The Pentagon has been accused of ignoring a 2,000-page State Department report that accurately predicted many of the post-invasion problems in Iraq, including the widespread looting and the fact that U.S. soldiers would be seen as occupiers and not liberators.
This comes as two U.S. soldiers were killed, another injured, during an attack near the northern Iraqi oil town of Kirkuk.
Meanwhile, a new tape purportedly by Osama bin Laden declared that Iraq has become the new battlefront in the jihad against the United States.
Top Pentagon officials are predicting a sizable U.S. force will remain in Iraq until at least 2006. The current goal is to decrease the number of troops from 130,000 to about 50,000 over the next two years.
The New York Times is also reporting the White House will soon announce the formation of a new trust fund run by the United Nations and World Bank to oversee how some of the international aid money will be spent on the Iraqi reconstruction.

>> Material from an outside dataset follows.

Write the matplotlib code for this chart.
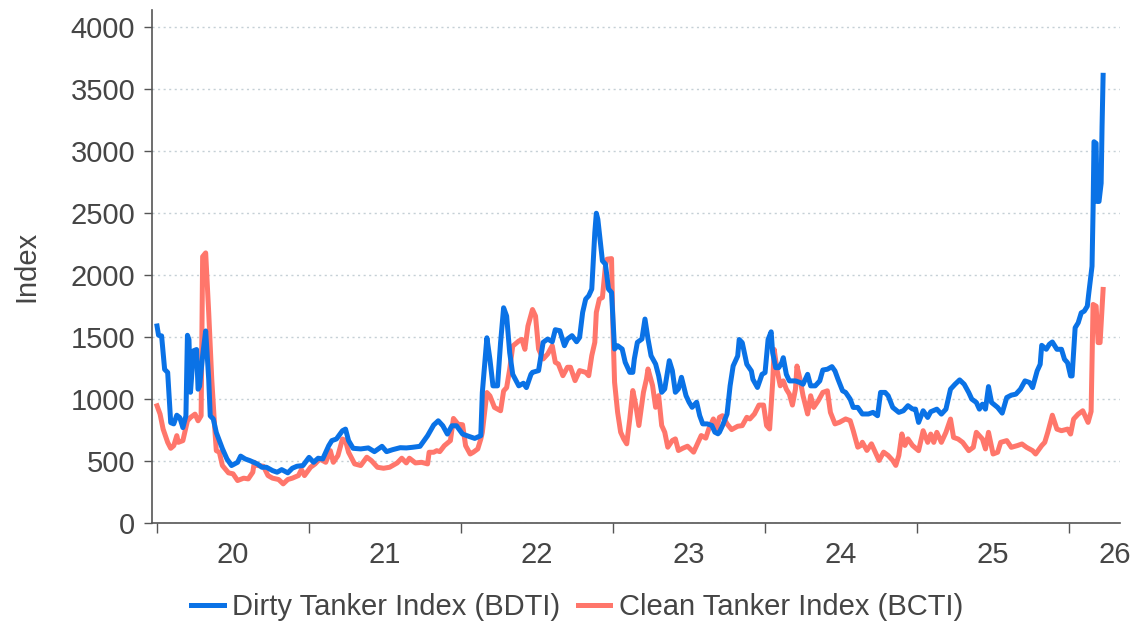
import matplotlib
matplotlib.use("Agg")
import matplotlib.pyplot as plt

plt.rcParams["font.family"] = ["Liberation Sans", "DejaVu Sans"]

# Baltic Dirty Tanker Index, x in decimal years
bdti_t = [
    2020.00, 2020.01, 2020.03, 2020.05, 2020.07, 2020.09, 2020.11, 2020.13, 2020.15, 2020.17,
    2020.19, 2020.20, 2020.21, 2020.22, 2020.24, 2020.26, 2020.27, 2020.28, 2020.30, 2020.32,
    2020.34, 2020.35, 2020.37, 2020.39, 2020.43, 2020.46, 2020.49, 2020.53, 2020.55, 2020.58,
    2020.61, 2020.66, 2020.69, 2020.72, 2020.76, 2020.79, 2020.82, 2020.86, 2020.89, 2020.92,
    2020.96, 2021.00, 2021.03, 2021.06, 2021.09, 2021.13, 2021.15, 2021.18, 2021.22, 2021.24,
    2021.26, 2021.29, 2021.34, 2021.39, 2021.43, 2021.48, 2021.51, 2021.55, 2021.60, 2021.64,
    2021.68, 2021.73, 2021.78, 2021.82, 2021.85, 2021.88, 2021.91, 2021.94, 2021.97, 2022.01,
    2022.05, 2022.09, 2022.13, 2022.14, 2022.17, 2022.19, 2022.21, 2022.24, 2022.26, 2022.28,
    2022.30, 2022.32, 2022.34, 2022.38, 2022.41, 2022.43, 2022.46, 2022.47, 2022.51, 2022.54,
    2022.57, 2022.60, 2022.62, 2022.65, 2022.68, 2022.70, 2022.73, 2022.76, 2022.78, 2022.80,
    2022.82, 2022.84, 2022.86, 2022.88, 2022.89, 2022.90, 2022.93, 2022.95, 2022.97, 2022.99,
    2023.01, 2023.03, 2023.06, 2023.08, 2023.11, 2023.13, 2023.14, 2023.16, 2023.19, 2023.21,
    2023.23, 2023.25, 2023.28, 2023.30, 2023.32, 2023.34, 2023.37, 2023.39, 2023.41, 2023.43,
    2023.45, 2023.48, 2023.50, 2023.52, 2023.55, 2023.57, 2023.59, 2023.62, 2023.65, 2023.67,
    2023.69, 2023.70, 2023.72, 2023.75, 2023.77, 2023.79, 2023.82, 2023.83, 2023.85, 2023.88,
    2023.91, 2023.92, 2023.95, 2023.98, 2024.00, 2024.02, 2024.04, 2024.05, 2024.07, 2024.09,
    2024.11, 2024.12, 2024.14, 2024.16, 2024.20, 2024.23, 2024.25, 2024.28, 2024.30, 2024.33,
    2024.36, 2024.38, 2024.41, 2024.44, 2024.46, 2024.48, 2024.51, 2024.53, 2024.56, 2024.58,
    2024.61, 2024.64, 2024.68, 2024.71, 2024.74, 2024.76, 2024.79, 2024.81, 2024.84, 2024.88,
    2024.91, 2024.94, 2024.97, 2024.99, 2025.01, 2025.04, 2025.07, 2025.09, 2025.13, 2025.16,
    2025.19, 2025.22, 2025.25, 2025.28, 2025.31, 2025.34, 2025.36, 2025.39, 2025.41, 2025.43,
    2025.45, 2025.47, 2025.49, 2025.53, 2025.56, 2025.59, 2025.62, 2025.65, 2025.68, 2025.71,
    2025.74, 2025.76, 2025.79, 2025.81, 2025.82, 2025.85, 2025.87, 2025.89, 2025.92, 2025.95,
    2025.97, 2025.99, 2026.01, 2026.02, 2026.04, 2026.06, 2026.08, 2026.10, 2026.12, 2026.13,
    2026.151, 2026.158, 2026.164, 2026.178, 2026.184, 2026.197, 2026.211, 2026.217, 2026.224,
]
bdti = [
    1590, 1515, 1510, 1240, 1215, 810, 800, 870, 850, 770,
    865, 1515, 1480, 1055, 1390, 1400, 1080, 1105, 1350, 1550,
    1160, 865, 840, 730, 600, 517, 464, 490, 540, 517,
    504, 477, 450, 450, 423, 410, 431, 405, 442, 458,
    464, 530, 490, 523, 517, 625, 665, 678, 745, 758,
    665, 603, 598, 606, 576, 619, 576, 592, 608, 606,
    611, 619, 705, 791, 825, 785, 718, 785, 785, 718,
    700, 683, 705, 1053, 1495, 1321, 1107, 1107, 1455, 1737,
    1670, 1375, 1200, 1107, 1128, 1093, 1200, 1216, 1230, 1458,
    1485, 1463, 1560, 1552, 1431, 1485, 1512, 1463, 1498, 1700,
    1807, 1834, 1888, 2344, 2500, 2451, 2116, 2089, 1888, 1861,
    1404, 1431, 1404, 1297, 1216, 1216, 1324, 1458, 1485, 1646,
    1485, 1350, 1283, 1189, 1055, 1082, 1310, 1230, 1055, 1082,
    1176, 1028, 975, 934, 975, 867, 800, 800, 787, 733,
    720, 733, 786, 880, 1107, 1267, 1348, 1481, 1455, 1281,
    1227, 1160, 1094, 1200, 1214, 1481, 1543, 1374, 1254, 1254,
    1294, 1334, 1200, 1147, 1147, 1134, 1120, 1200, 1107, 1107,
    1147, 1235, 1241, 1262, 1227, 1160, 1067, 1054, 1000, 933,
    933, 880, 880, 893, 866, 1054, 1054, 1027, 933, 893,
    906, 947, 920, 919, 812, 906, 852, 898, 919, 879,
    919, 1080, 1120, 1155, 1120, 1053, 1000, 973, 919, 959,
    919, 1101, 973, 933, 887, 1013, 1032, 1040, 1080, 1147,
    1134, 1093, 1227, 1281, 1434, 1402, 1442, 1461, 1402, 1402,
    1321, 1294, 1187, 1187, 1576, 1616, 1696, 1710, 1750, 1858,
    2072, 2528, 3077, 3064, 2595, 2595, 2742, 3198, 3613,
]

# Baltic Clean Tanker Index
bcti_t = [
    2020.00, 2020.02, 2020.04, 2020.07, 2020.09, 2020.11, 2020.13, 2020.14, 2020.17, 2020.20,
    2020.22, 2020.25, 2020.27, 2020.29, 2020.30, 2020.32, 2020.34, 2020.36, 2020.38, 2020.39,
    2020.41, 2020.43, 2020.47, 2020.50, 2020.53, 2020.57, 2020.60, 2020.63, 2020.64, 2020.66,
    2020.70, 2020.73, 2020.76, 2020.80, 2020.83, 2020.86, 2020.89, 2020.93, 2020.95, 2020.97,
    2021.01, 2021.04, 2021.07, 2021.11, 2021.14, 2021.16, 2021.19, 2021.22, 2021.24, 2021.26,
    2021.30, 2021.34, 2021.38, 2021.41, 2021.45, 2021.49, 2021.53, 2021.58, 2021.61, 2021.64,
    2021.66, 2021.70, 2021.74, 2021.78, 2021.79, 2021.82, 2021.84, 2021.86, 2021.89, 2021.93,
    2021.95, 2021.98, 2022.01, 2022.03, 2022.06, 2022.08, 2022.11, 2022.13, 2022.14, 2022.17,
    2022.19, 2022.22, 2022.26, 2022.28, 2022.30, 2022.32, 2022.34, 2022.38, 2022.40, 2022.42,
    2022.44, 2022.47, 2022.49, 2022.51, 2022.54, 2022.57, 2022.60, 2022.62, 2022.64, 2022.67,
    2022.70, 2022.72, 2022.75, 2022.78, 2022.82, 2022.84, 2022.86, 2022.88, 2022.89, 2022.91,
    2022.93, 2022.95, 2022.96, 2022.99, 2023.00, 2023.01, 2023.03, 2023.05, 2023.07, 2023.09,
    2023.11, 2023.13, 2023.15, 2023.17, 2023.20, 2023.22, 2023.23, 2023.26, 2023.28, 2023.30,
    2023.32, 2023.34, 2023.36, 2023.39, 2023.41, 2023.43, 2023.46, 2023.49, 2023.53, 2023.55,
    2023.58, 2023.61, 2023.63, 2023.66, 2023.68, 2023.70, 2023.72, 2023.75, 2023.78, 2023.82,
    2023.85, 2023.88, 2023.90, 2023.93, 2023.96, 2023.99, 2024.01, 2024.03, 2024.05, 2024.06,
    2024.08, 2024.10, 2024.12, 2024.14, 2024.16, 2024.18, 2024.20, 2024.21, 2024.23, 2024.25,
    2024.28, 2024.30, 2024.32, 2024.35, 2024.38, 2024.41, 2024.43, 2024.46, 2024.49, 2024.53,
    2024.56, 2024.58, 2024.61, 2024.63, 2024.64, 2024.67, 2024.70, 2024.72, 2024.75, 2024.78,
    2024.81, 2024.84, 2024.86, 2024.88, 2024.90, 2024.92, 2024.94, 2024.97, 2025.01, 2025.04,
    2025.07, 2025.09, 2025.11, 2025.13, 2025.16, 2025.19, 2025.22, 2025.24, 2025.27, 2025.30,
    2025.34, 2025.37, 2025.39, 2025.43, 2025.45, 2025.47, 2025.50, 2025.53, 2025.55, 2025.59,
    2025.62, 2025.66, 2025.69, 2025.72, 2025.76, 2025.78, 2025.82, 2025.84, 2025.86, 2025.89,
    2025.92, 2025.95, 2025.99, 2026.01, 2026.03, 2026.06, 2026.09, 2026.125, 2026.145, 2026.158,
    2026.178, 2026.191, 2026.204, 2026.224,
]
bcti = [
    946, 879, 758, 651, 603, 624, 705, 651, 665, 825,
    852, 879, 825, 866, 2150, 2180, 1696, 1160, 758, 584,
    571, 464, 405, 397, 343, 362, 356, 410, 490, 464,
    458, 383, 362, 351, 316, 351, 362, 383, 431, 383,
    450, 477, 517, 490, 584, 490, 544, 678, 665, 571,
    477, 464, 531, 504, 450, 442, 450, 485, 523, 485,
    523, 485, 490, 477, 571, 571, 584, 576, 624, 665,
    844, 798, 793, 624, 557, 571, 598, 678, 732, 1053,
    1026, 933, 906, 1066, 1093, 1241, 1428, 1469, 1482, 1402,
    1589, 1723, 1670, 1404, 1324, 1364, 1431, 1297, 1283, 1189,
    1257, 1257, 1149, 1230, 1216, 1189, 1351, 1458, 1700, 1807,
    1820, 2075, 2129, 2134, 1539, 1136, 894, 733, 679, 639,
    840, 1069, 948, 787, 1055, 1163, 1243, 1109, 934, 1028,
    787, 733, 612, 666, 679, 585, 604, 620, 572, 626,
    706, 685, 760, 840, 760, 853, 866, 800, 754, 781,
    786, 853, 840, 880, 952, 952, 786, 759, 1134, 1401,
    1227, 1107, 1147, 1080, 1040, 952, 1080, 1267, 1160, 1027,
    880, 1027, 933, 987, 1054, 1067, 893, 800, 813, 840,
    826, 746, 612, 626, 652, 586, 639, 586, 505, 572,
    545, 505, 465, 545, 719, 626, 679, 626, 584, 745,
    651, 718, 651, 732, 651, 732, 839, 691, 678, 651,
    584, 611, 732, 678, 598, 732, 557, 571, 651, 665,
    611, 625, 638, 611, 584, 557, 625, 651, 732, 870,
    758, 745, 758, 718, 839, 879, 906, 812, 900, 1764,
    1750, 1456, 1456, 1885,
]

years = [2020, 2021, 2022, 2023, 2024, 2025, 2026]
year_labels = ["20", "21", "22", "23", "24", "25", "26"]
label_pos = [2020.5, 2021.5, 2022.5, 2023.5, 2024.5, 2025.5, 2026.3]

BLUE = "#0a72e6"
RED = "#ff766b"
TXT = "#454545"

fig = plt.figure(figsize=(11.43, 6.26), dpi=100)
ax = fig.add_axes([0.133, 0.1645, 0.847, 0.8195])

ax.plot(bdti_t, bdti, color=BLUE, lw=3.6, solid_joinstyle="round",
        label="Dirty Tanker Index (BDTI)", zorder=3)
ax.plot(bcti_t, bcti, color=RED, lw=3.6, solid_joinstyle="round",
        label="Clean Tanker Index (BCTI)", zorder=2)

ax.set_xlim(2019.967, 2026.336)
ax.set_ylim(0, 4140)
ax.set_yticks(range(0, 4001, 500))
ax.set_xticks(years)
ax.set_xticklabels([])
ax.set_xticks(label_pos, minor=True)
ax.set_xticklabels(year_labels, minor=True)
ax.tick_params(axis="x", which="major", length=7, width=1, color="#555555")
ax.tick_params(axis="x", which="minor", length=0, pad=13, labelsize=21, labelcolor=TXT)
ax.tick_params(axis="y", length=6, width=1, color="#555555", labelsize=21,
               labelcolor=TXT, pad=6)

ax.grid(axis="y", color="#c5d0d6", linestyle=(0, (1.5, 2.5)), lw=1)
ax.set_axisbelow(True)
for s in ["top", "right"]:
    ax.spines[s].set_visible(False)
for s in ["left", "bottom"]:
    ax.spines[s].set_color("#555555")
    ax.spines[s].set_linewidth(1.2)

ax.set_ylabel("Index", fontsize=21, color=TXT, labelpad=22)

fig.legend(loc="center", bbox_to_anchor=(0.505, 0.03), ncol=2, frameon=False,
           fontsize=21, handlelength=1.1, handletextpad=0.3, columnspacing=0.6,
           labelcolor=TXT)

fig.savefig("out.png", dpi=100)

The U.S. will retain oversight over any reconstruction money from Congress. Last week, Congress approved an $87 billion package for Iraq that included $20 billion for reconstruction.
In Turkey, scores of protesters have been detained after they demonstrated against their government decision to send up to 10,000 troops in Iraq.

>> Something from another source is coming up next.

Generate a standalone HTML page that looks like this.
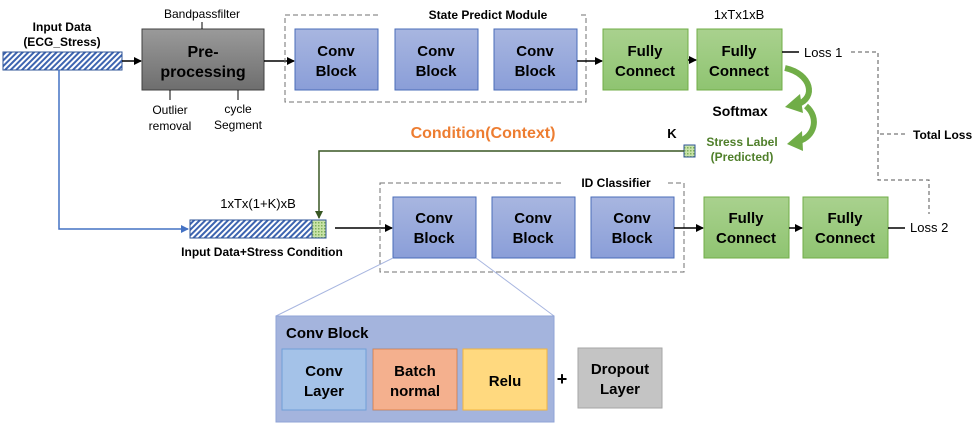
<!DOCTYPE html>
<html><head><meta charset="utf-8"><style>
html,body{margin:0;padding:0;background:#fff;}
svg{display:block;font-family:"Liberation Sans","Noto Sans CJK KR",sans-serif;}
.b{font-weight:bold;}
</style></head><body>
<svg width="979" height="429" viewBox="0 0 979 429" xmlns="http://www.w3.org/2000/svg">
<defs>
<pattern id="hb" width="4" height="4" patternUnits="userSpaceOnUse" patternTransform="rotate(45)">
<rect width="4" height="4" fill="#fff"/><rect width="2" height="4" fill="#3d64b0"/></pattern>
<pattern id="hg" width="3" height="3" patternUnits="userSpaceOnUse">
<rect width="3" height="3" fill="#c9e3a8"/><rect width="1.5" height="1.5" fill="#7fb05a"/></pattern>
<linearGradient id="gray" x1="0" y1="0" x2="0" y2="1"><stop offset="0" stop-color="#9a9a9a"/><stop offset="1" stop-color="#6e6e6e"/></linearGradient>
<linearGradient id="blue" x1="0" y1="0" x2="0" y2="1"><stop offset="0" stop-color="#a8b6e0"/><stop offset="1" stop-color="#8a9ed8"/></linearGradient>
<linearGradient id="green" x1="0" y1="0" x2="0" y2="1"><stop offset="0" stop-color="#a9d18e"/><stop offset="1" stop-color="#8fc471"/></linearGradient>
<marker id="a" markerWidth="8" markerHeight="8" refX="7" refY="4" orient="auto" markerUnits="userSpaceOnUse"><path d="M0,0 L8,4 L0,8z" fill="#000"/></marker>
<marker id="ab" markerWidth="8" markerHeight="8" refX="7" refY="4" orient="auto" markerUnits="userSpaceOnUse"><path d="M0,0 L8,4 L0,8z" fill="#4472c4"/></marker>
<marker id="ag" markerWidth="8" markerHeight="8" refX="7" refY="4" orient="auto" markerUnits="userSpaceOnUse"><path d="M0,0 L8,4 L0,8z" fill="#385723"/></marker>
</defs>

<text x="62" y="31" font-size="12" class="b" text-anchor="middle">Input Data</text>
<text x="62" y="46" font-size="12" class="b" text-anchor="middle">(ECG_Stress)</text>
<rect x="3" y="52" width="119" height="18" fill="url(#hb)" stroke="#2f5597"/>
<line x1="122" y1="61" x2="141" y2="61" stroke="#000" stroke-width="1.5" marker-end="url(#a)"/>
<rect x="142" y="29" width="122" height="61" fill="url(#gray)" stroke="#404040"/>
<line x1="202" y1="22" x2="202" y2="29" stroke="#000"/>
<line x1="170" y1="90" x2="170" y2="100" stroke="#000"/>
<line x1="238" y1="90" x2="238" y2="100" stroke="#000"/>
<text x="202" y="18" font-size="12" text-anchor="middle">Bandpassfilter</text>
<text x="203" y="57" font-size="16" class="b" text-anchor="middle">Pre-</text>
<text x="203" y="77" font-size="16" class="b" text-anchor="middle">processing</text>
<text x="170" y="114" font-size="12" text-anchor="middle">Outlier</text>
<text x="170" y="130" font-size="12" text-anchor="middle">removal</text>
<text x="238" y="113" font-size="12" text-anchor="middle">cycle</text>
<text x="238" y="129" font-size="12" text-anchor="middle">Segment</text>
<line x1="264" y1="61" x2="294" y2="61" stroke="#000" stroke-width="1.5" marker-end="url(#a)"/>

<rect x="285" y="15" width="301" height="87" fill="none" stroke="#707070" stroke-dasharray="5,3"/>
<rect x="378" y="6" width="200" height="16" fill="#fff"/>
<text x="488" y="19" font-size="12" class="b" text-anchor="middle">State Predict Module</text>
<g font-size="15" class="b" text-anchor="middle">
<rect x="295" y="29" width="83" height="61" fill="url(#blue)" stroke="#4a6cb8"/>
<text x="336" y="56">Conv</text><text x="336" y="76">Block</text>
<rect x="395" y="29" width="83" height="61" fill="url(#blue)" stroke="#4a6cb8"/>
<text x="436" y="56">Conv</text><text x="436" y="76">Block</text>
<rect x="494" y="29" width="83" height="61" fill="url(#blue)" stroke="#4a6cb8"/>
<text x="535" y="56">Conv</text><text x="535" y="76">Block</text>
</g>
<line x1="577" y1="61" x2="602" y2="61" stroke="#000" stroke-width="1.5" marker-end="url(#a)"/>
<g font-size="15" class="b" text-anchor="middle">
<rect x="603" y="29" width="85" height="61" fill="url(#green)" stroke="#70ad47"/>
<text x="645" y="56">Fully</text><text x="645" y="76">Connect</text>
<rect x="697" y="29" width="85" height="61" fill="url(#green)" stroke="#70ad47"/>
<text x="739" y="56">Fully</text><text x="739" y="76">Connect</text>
</g>
<line x1="688" y1="60" x2="696" y2="60" stroke="#000" stroke-width="1.5" marker-end="url(#a)"/>
<text x="739" y="19" font-size="13" text-anchor="middle">1xTx1xB</text>
<line x1="782" y1="52" x2="799" y2="52" stroke="#000" stroke-width="1.5"/>
<text x="804" y="57" font-size="13">Loss 1</text>
<path d="M851,52 H878 V180 H929 V214" fill="none" stroke="#555" stroke-dasharray="4,3"/>
<line x1="880" y1="134" x2="905" y2="134" stroke="#555" stroke-dasharray="4,3"/>
<text x="913" y="139" font-size="12" class="b">Total Loss</text>

<path d="M785,68 C812,74 816,98 798,104" fill="none" stroke="#70ad47" stroke-width="6"/>
<path d="M785,107 L800,94 L803,113z" fill="#70ad47"/>
<path d="M806,106 C820,118 814,137 799,141" fill="none" stroke="#70ad47" stroke-width="6"/>
<path d="M787,144 L802,131 L803,151z" fill="#70ad47"/>
<text x="740" y="116" font-size="14" class="b" text-anchor="middle">Softmax</text>
<text x="742" y="146" font-size="12" class="b" fill="#4f7f2a" text-anchor="middle">Stress Label</text>
<text x="742" y="161" font-size="12" class="b" fill="#4f7f2a" text-anchor="middle">(Predicted)</text>
<text x="672" y="138" font-size="13" class="b" text-anchor="middle">K</text>
<rect x="684" y="145" width="11" height="12" fill="url(#hg)" stroke="#2f5597"/>
<text x="483" y="138" font-size="16" class="b" fill="#ed7d31" text-anchor="middle">Condition(Context)</text>
<path d="M684,151 H319 V218" fill="none" stroke="#385723" stroke-width="1.5" marker-end="url(#ag)"/>

<path d="M59,70 V229 H188" fill="none" stroke="#4472c4" stroke-width="1.5" marker-end="url(#ab)"/>
<text x="258" y="208" font-size="13" text-anchor="middle">1xTx(1+K)xB</text>
<rect x="190" y="220" width="122" height="18" fill="url(#hb)" stroke="#2f5597"/>
<rect x="312" y="220" width="14" height="18" fill="url(#hg)" stroke="#2f5597"/>
<text x="262" y="256" font-size="12" class="b" text-anchor="middle">Input Data+Stress Condition</text>
<line x1="335" y1="228" x2="392" y2="228" stroke="#000" stroke-width="1.5" marker-end="url(#a)"/>

<rect x="380" y="183" width="304" height="89" fill="none" stroke="#707070" stroke-dasharray="5,3"/>
<rect x="562" y="174" width="106" height="16" fill="#fff"/>
<text x="616" y="187" font-size="12" class="b" text-anchor="middle">ID Classifier</text>
<g font-size="15" class="b" text-anchor="middle">
<rect x="393" y="197" width="83" height="61" fill="url(#blue)" stroke="#4a6cb8"/>
<text x="434" y="223">Conv</text><text x="434" y="243">Block</text>
<rect x="492" y="197" width="83" height="61" fill="url(#blue)" stroke="#4a6cb8"/>
<text x="533" y="223">Conv</text><text x="533" y="243">Block</text>
<rect x="591" y="197" width="83" height="61" fill="url(#blue)" stroke="#4a6cb8"/>
<text x="632" y="223">Conv</text><text x="632" y="243">Block</text>
</g>
<line x1="674" y1="228" x2="703" y2="228" stroke="#000" stroke-width="1.5" marker-end="url(#a)"/>
<g font-size="15" class="b" text-anchor="middle">
<rect x="704" y="197" width="85" height="61" fill="url(#green)" stroke="#70ad47"/>
<text x="746" y="223">Fully</text><text x="746" y="243">Connect</text>
<rect x="803" y="197" width="85" height="61" fill="url(#green)" stroke="#70ad47"/>
<text x="845" y="223">Fully</text><text x="845" y="243">Connect</text>
</g>
<line x1="789" y1="228" x2="802" y2="228" stroke="#000" stroke-width="1.5" marker-end="url(#a)"/>
<line x1="888" y1="228" x2="905" y2="228" stroke="#000" stroke-width="1.5"/>
<text x="910" y="232" font-size="13">Loss 2</text>

<line x1="393" y1="258" x2="276" y2="316" stroke="#a8b6e0"/>
<line x1="476" y1="258" x2="554" y2="316" stroke="#a8b6e0"/>
<rect x="276" y="316" width="278" height="106" fill="#a4b4dd" stroke="#8fa3d6"/>
<text x="286" y="338" font-size="15" class="b">Conv Block</text>
<g font-size="15" class="b" text-anchor="middle">
<rect x="282" y="349" width="84" height="61" fill="#a4c2e8" stroke="#6f9fd8"/>
<text x="324" y="376">Conv</text><text x="324" y="396">Layer</text>
<rect x="373" y="349" width="84" height="61" fill="#f4b08e" stroke="#c55a11" stroke-opacity="0.5"/>
<text x="415" y="376">Batch</text><text x="415" y="396">normal</text>
<rect x="463" y="349" width="84" height="61" fill="#ffd97f" stroke="#f2b540"/>
<text x="505" y="386">Relu</text>
<text x="562" y="385" font-size="18">+</text>
<rect x="578" y="348" width="84" height="60" fill="#c4c4c4" stroke="#a6a6a6"/>
<text x="620" y="374">Dropout</text><text x="620" y="394">Layer</text>
</g>
</svg>
</body></html>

And eight U.S. Marine reservists have been charged with mistreating Iraqi prisoners of war. At least two of the marines face charges of negligent homicide.
In other news, President Bush yesterday announced the U.S. and allies would agree not to invade North Korea if North Korea dismantled all of its nuclear programs. Bush made his proposal in Bangkok, where he’s attending a major economic summit.
An eight-month investigation by The Toledo Blade has found that an elite force of U.S. soldiers mutilated and killed hundreds of unarmed villagers in 1967 during the Vietnam War. U.S. soldiers admitted they cut off the ears of the dead and then strung them on shoelaces to wear them like a necklace around their neck. One U.S. sergeant admitted he killed so many civilians in 1967, he lost count. The Army conducted a four-and-a-half-year investigation, but the findings had never been made public before now. The Army concluded 18 soldiers committed war crimes. None were ever prosecuted.